* [GOAL] Write the records below out again exactly as given, with no images.
--- START ---
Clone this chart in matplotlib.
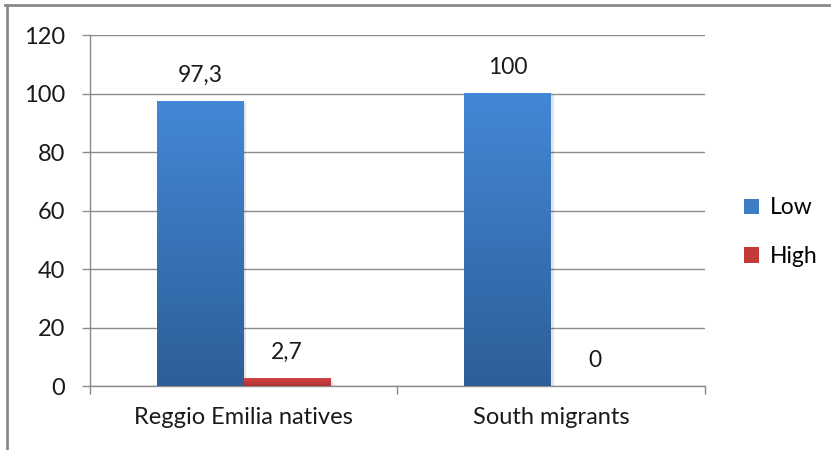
import numpy as np
import matplotlib
matplotlib.use("Agg")
import matplotlib.pyplot as plt
from matplotlib.colors import LinearSegmentedColormap
from matplotlib.patches import Patch
from matplotlib.lines import Line2D

plt.rcParams['font.family'] = ['Lato', 'DejaVu Sans']

categories = ["Reggio Emilia natives", "South migrants"]
series_names = ["Low", "High"]
low_values = [97.3, 100]
high_values = [2.7, 0]
value_labels_low = ["97,3", "100"]
value_labels_high = ["2,7", "0"]
y_ticks = [0, 20, 40, 60, 80, 100, 120]

blue_top, blue_bottom = "#4388D6", "#2D5E98"
red_top, red_bottom = "#D44444", "#B03434"
legend_colors = ["#3E7CC6", "#C23A3A"]

fig = plt.figure(figsize=(8.31, 4.5), dpi=100)
ax = fig.add_axes([0.1083, 0.1422, 0.7400, 0.7800])

x = np.arange(len(categories))
width = 0.282

def gradient_bars(xs, heights, top, bottom):
    cmap = LinearSegmentedColormap.from_list("g", [bottom, top])
    grad = np.linspace(0, 1, 256).reshape(-1, 1)
    bars = ax.bar(xs, heights, width, color="none", edgecolor="none", zorder=3)
    for b in bars:
        h = b.get_height()
        if h <= 0:
            continue
        x0 = b.get_x()
        # soft drop shadow
        ax.bar(x0 + b.get_width() / 2 + 0.008, h, b.get_width(), bottom=-0.6,
               color="#000000", alpha=0.10, zorder=2, edgecolor="none")
        ax.imshow(grad, extent=[x0, x0 + b.get_width(), 0, h], origin="lower",
                  cmap=cmap, aspect="auto", zorder=3)
    return bars

gradient_bars(x - width / 2, low_values, blue_top, blue_bottom)
gradient_bars(x + width / 2, high_values, red_top, red_bottom)

for xi, v, lab in zip(x - width / 2, low_values, value_labels_low):
    ax.annotate(lab, (xi, v), xytext=(0, 11), textcoords="offset points",
                ha="center", va="bottom", fontsize=16.5, color="#1a1a1a")
for xi, v, lab in zip(x + width / 2, high_values, value_labels_high):
    ax.annotate(lab, (xi, v), xytext=(0, 11), textcoords="offset points",
                ha="center", va="bottom", fontsize=16.5, color="#1a1a1a")

ax.set_xlim(-0.5, len(categories) - 0.5)
ax.set_ylim(0, 120)
ax.set_yticks(y_ticks)
ax.set_yticklabels([str(t) for t in y_ticks])
ax.set_xticks(np.arange(-0.5, len(categories), 1.0))
ax.set_xticklabels([])
ax.set_xticks(x, minor=True)
ax.set_xticklabels(categories, minor=True)
ax.tick_params(axis="x", which="minor", length=0, pad=15, labelsize=17, labelcolor="#1a1a1a")
ax.tick_params(axis="x", which="major", length=6, width=1, color="#8c8c8c", direction="out")
ax.tick_params(axis="y", length=6, width=1, color="#8c8c8c", pad=12, labelsize=17,
               labelcolor="#1a1a1a")

ax.grid(axis="y", color="#8c8c8c", linewidth=1, zorder=0)
ax.set_axisbelow(True)
for side in ["top", "right"]:
    ax.spines[side].set_visible(False)
for side in ["left", "bottom"]:
    ax.spines[side].set_color("#8c8c8c")
    ax.spines[side].set_linewidth(1)

handles = [Patch(facecolor=c, edgecolor="none") for c in legend_colors]
fig.legend(handles, series_names, loc="upper left", bbox_to_anchor=(0.871, 0.607),
           frameon=False, fontsize=16.5, handlelength=0.65, handleheight=0.65,
           handletextpad=0.45, labelspacing=1.2)

# outer frame
fig.add_artist(Line2D([0.006, 1.0], [0.988, 0.988], transform=fig.transFigure,
                      color="#8a8a8a", linewidth=2))
fig.add_artist(Line2D([0.0085, 0.0085], [0.0, 0.988], transform=fig.transFigure,
                      color="#8a8a8a", linewidth=2))

fig.savefig("out.png", dpi=100)
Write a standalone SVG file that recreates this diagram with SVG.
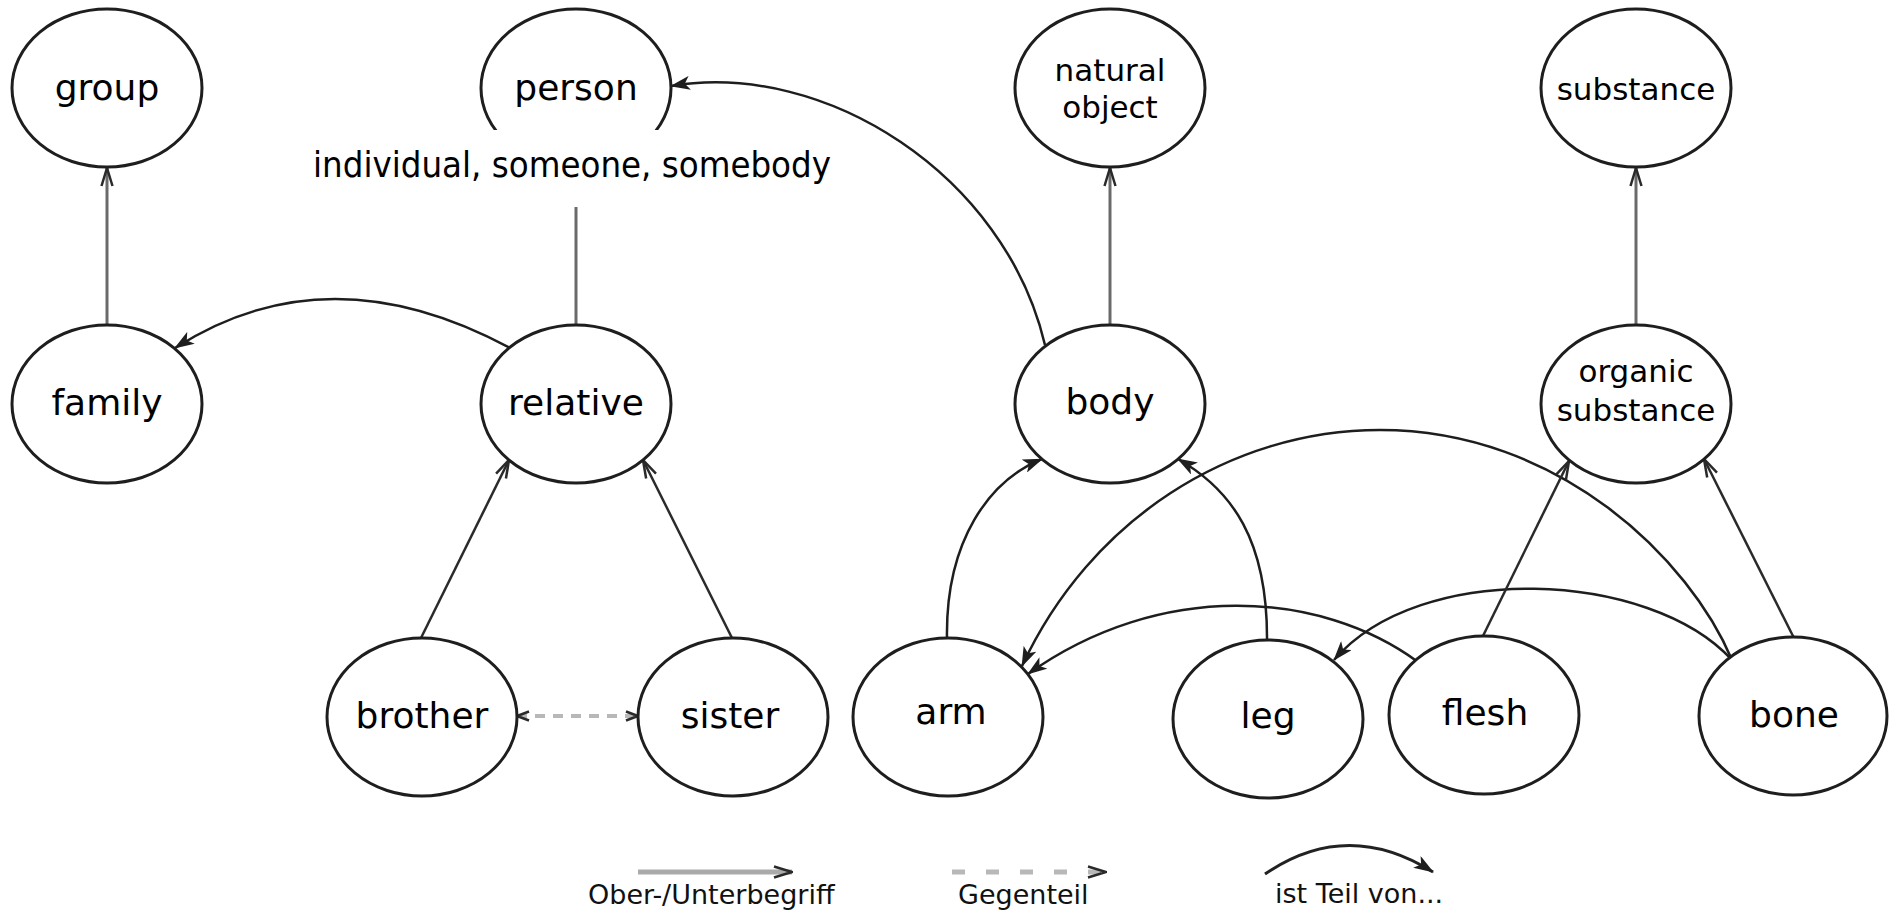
--- END ---
* [RESULT OF THIS TASK]
Clone this chart in matplotlib.
import numpy as np
import matplotlib
matplotlib.use("Agg")
import matplotlib.pyplot as plt
from matplotlib.colors import LinearSegmentedColormap
from matplotlib.patches import Patch
from matplotlib.lines import Line2D

plt.rcParams['font.family'] = ['Lato', 'DejaVu Sans']

categories = ["Reggio Emilia natives", "South migrants"]
series_names = ["Low", "High"]
low_values = [97.3, 100]
high_values = [2.7, 0]
value_labels_low = ["97,3", "100"]
value_labels_high = ["2,7", "0"]
y_ticks = [0, 20, 40, 60, 80, 100, 120]

blue_top, blue_bottom = "#4388D6", "#2D5E98"
red_top, red_bottom = "#D44444", "#B03434"
legend_colors = ["#3E7CC6", "#C23A3A"]

fig = plt.figure(figsize=(8.31, 4.5), dpi=100)
ax = fig.add_axes([0.1083, 0.1422, 0.7400, 0.7800])

x = np.arange(len(categories))
width = 0.282

def gradient_bars(xs, heights, top, bottom):
    cmap = LinearSegmentedColormap.from_list("g", [bottom, top])
    grad = np.linspace(0, 1, 256).reshape(-1, 1)
    bars = ax.bar(xs, heights, width, color="none", edgecolor="none", zorder=3)
    for b in bars:
        h = b.get_height()
        if h <= 0:
            continue
        x0 = b.get_x()
        # soft drop shadow
        ax.bar(x0 + b.get_width() / 2 + 0.008, h, b.get_width(), bottom=-0.6,
               color="#000000", alpha=0.10, zorder=2, edgecolor="none")
        ax.imshow(grad, extent=[x0, x0 + b.get_width(), 0, h], origin="lower",
                  cmap=cmap, aspect="auto", zorder=3)
    return bars

gradient_bars(x - width / 2, low_values, blue_top, blue_bottom)
gradient_bars(x + width / 2, high_values, red_top, red_bottom)

for xi, v, lab in zip(x - width / 2, low_values, value_labels_low):
    ax.annotate(lab, (xi, v), xytext=(0, 11), textcoords="offset points",
                ha="center", va="bottom", fontsize=16.5, color="#1a1a1a")
for xi, v, lab in zip(x + width / 2, high_values, value_labels_high):
    ax.annotate(lab, (xi, v), xytext=(0, 11), textcoords="offset points",
                ha="center", va="bottom", fontsize=16.5, color="#1a1a1a")

ax.set_xlim(-0.5, len(categories) - 0.5)
ax.set_ylim(0, 120)
ax.set_yticks(y_ticks)
ax.set_yticklabels([str(t) for t in y_ticks])
ax.set_xticks(np.arange(-0.5, len(categories), 1.0))
ax.set_xticklabels([])
ax.set_xticks(x, minor=True)
ax.set_xticklabels(categories, minor=True)
ax.tick_params(axis="x", which="minor", length=0, pad=15, labelsize=17, labelcolor="#1a1a1a")
ax.tick_params(axis="x", which="major", length=6, width=1, color="#8c8c8c", direction="out")
ax.tick_params(axis="y", length=6, width=1, color="#8c8c8c", pad=12, labelsize=17,
               labelcolor="#1a1a1a")

ax.grid(axis="y", color="#8c8c8c", linewidth=1, zorder=0)
ax.set_axisbelow(True)
for side in ["top", "right"]:
    ax.spines[side].set_visible(False)
for side in ["left", "bottom"]:
    ax.spines[side].set_color("#8c8c8c")
    ax.spines[side].set_linewidth(1)

handles = [Patch(facecolor=c, edgecolor="none") for c in legend_colors]
fig.legend(handles, series_names, loc="upper left", bbox_to_anchor=(0.871, 0.607),
           frameon=False, fontsize=16.5, handlelength=0.65, handleheight=0.65,
           handletextpad=0.45, labelspacing=1.2)

# outer frame
fig.add_artist(Line2D([0.006, 1.0], [0.988, 0.988], transform=fig.transFigure,
                      color="#8a8a8a", linewidth=2))
fig.add_artist(Line2D([0.0085, 0.0085], [0.0, 0.988], transform=fig.transFigure,
                      color="#8a8a8a", linewidth=2))

fig.savefig("out.png", dpi=100)
Write a standalone SVG file that recreates this diagram with SVG.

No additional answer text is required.